I wanted to tell you a little bit about my own struggles with alcohol. I say a little bit because I was stuck for a whole TEN YEARS, knowing I desperately needed to stop but not being able to go more than a couple of days without a glass of wine or, more often than not, a bottle.
There was no way I could imagine what life without alcohol could look like. I was entirely convinced that I would stay stuck in the depressing drinking rut forever.
The most excruciating thought, the one that was making me question my whole life was that I knew my drinking was damaging my kids and my relationship with them. Shame and guilt were my main emotions at this point.

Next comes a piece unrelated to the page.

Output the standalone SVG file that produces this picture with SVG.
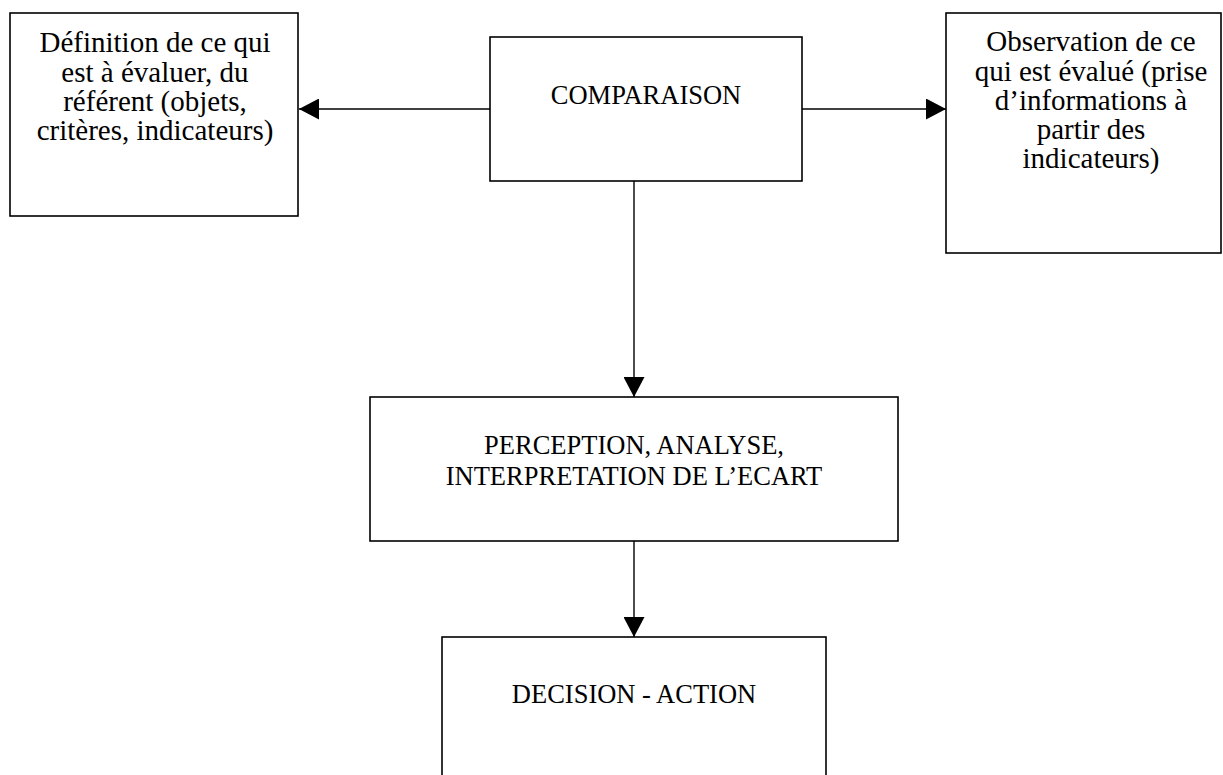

I would give my life for my children so why couldn’t I give them my sobriety?
Towards the end of my drinking life ( I say life because alcohol had taken over entirely) I would drink a few glasses of wine pretty much every night. I’d have my wine, fall asleep then wake up at 3 am and vow never to drink again and then I’d start the same cycle again the next day.
These were the “good” days. The bad days consisted of blackouts, arguments and being an irresponsible parent.
During a desperate googling session trying to work out what was wrong with me, I came across the book called This Naked Mind by Annie Grace. I read it in secret. I was doing a lot of my drinking in secret at this point, so no one noticed. The whole concept clicked with me straight away. • Stop feeling so shameful. Alcohol, with society’s conditioning and our own beliefs about what it does for us is the problem – not us. • The science about the false high it gives us and the reason we can’t stop because of the chemicals in our brain. • Learn all of the facts and then decide whether you want to continue to drink such a harmful substance or not. • Give yourself some grace and compassion and stop beating yourself up. I finished reading the book and stopped drinking, like magic. I continued to work through my thoughts and beliefs about wine. I had a slip up in the early days when I thought I would try a drink but I quickly realised that I just didn’t want to drink again. My life is amazing now. My relationship with my kids is open and honest. We talk about my drinking days sometimes and it’s ok. They were scared when I drank. They are just so pleased that I don’t do it anymore. I remind myself every day about how trapped I felt before. It makes me so happy to think about how far I’ve come and how much has changed. I truly want to help people to achieve the same. I was locked in a prison of my own making, and I want to help others to freedom too.